I knew a lot of people with college degrees who couldn't make use of that degree in getting a job, but the people who kept working at any job they could find ended up doing pretty well in the long run. A fair percentage of them went back to school, but this time they didn't go to college but rather got certified in something -- secretarial school, accounting, computers, electronics -- and moved on in a different direction. The one who went to secretarial school became a stock broker a few years later; I think people succeeded as much because they could switch gears easily as anything.
People also moved to where the jobs are, although I'd say they were in the minority (when I got the 20-year reunion book, I was shocked at how many people I graduated from high school with are still in the Denver area or in Colorado -- half the people I kept in touch with from then are in another state or even another country, but apparently the grand majority stayed put).

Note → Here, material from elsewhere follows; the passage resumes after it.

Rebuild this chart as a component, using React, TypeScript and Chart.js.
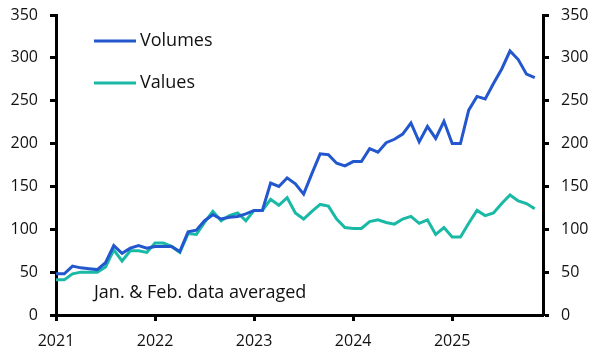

Hubby's brother-in-law, OTOH, not only stayed put in his home state (Illinois) but insists on identifying with a job that he's not worked at more than three months a year for over a decade. He worked steadily there a couple of years to start with, but has never gotten the seniority to hang onto the job in "down times," however in his mind that's "his job", and, even when he's gotten another job in the interim (which he usually hasn't), all they have to do is call and tell him there's an opening and he bails on the other job and goes back to that one, only to work for three months and get laid off again.
BIL points to the fact that the biggest manufacturer in the area nearly went into bankruptcy in the 1980s and then responded to local strikes by shifting a good deal of its manufacturing out of state, using that to justify his usually-unemployed state, but everyone else we know there, including hubby's brother who was in the Union that gave up on the strike (who quit that job and won't work for that company because he felt the union shouldn't have agreed to go back to work without a contract) has worked pretty much the whole time. Hubby's sister supports BIL's family, and what's killer is that BIL scoffs at her job because it's unskilled (she just has a high school diploma), and she doesn't make as much per hour as he does at the job he loves. But she works all year, while BIL only works three months or so, meaning she brings in more than he does.
The world has moved on, but BIL's still looking back to a lost golden age. He's an extreme example, but I know other people who lost their jobs but still identify themselves with that past instead of finding a new career. Working a job to survive may be necessary, but if it kills someone's dreams and they don't find new ones, then they never get past surviving, even when those around them recover.
Flexibility is the key to surviving hard times, but it's even more important when it comes to being able to move on and thrive.
I think it's sad that they are knocked out due to lacking minor skills that can be taught in an afternoon. Not saying you should teach them (they should get a book from the library and learn these skills).
You don't have to get a book from the library and learn computer skills; our library offers free classes in computing with hands-on experience, as do various charitable organizations. Hubby volunteered with the local Free Geek group for years and still donates computers there; they offer classes and even (somewhat dated) free computers. We live in is a smallish city and in my experience bigger cities have even more resources (Free Geek is based in Portland, OR, for instance).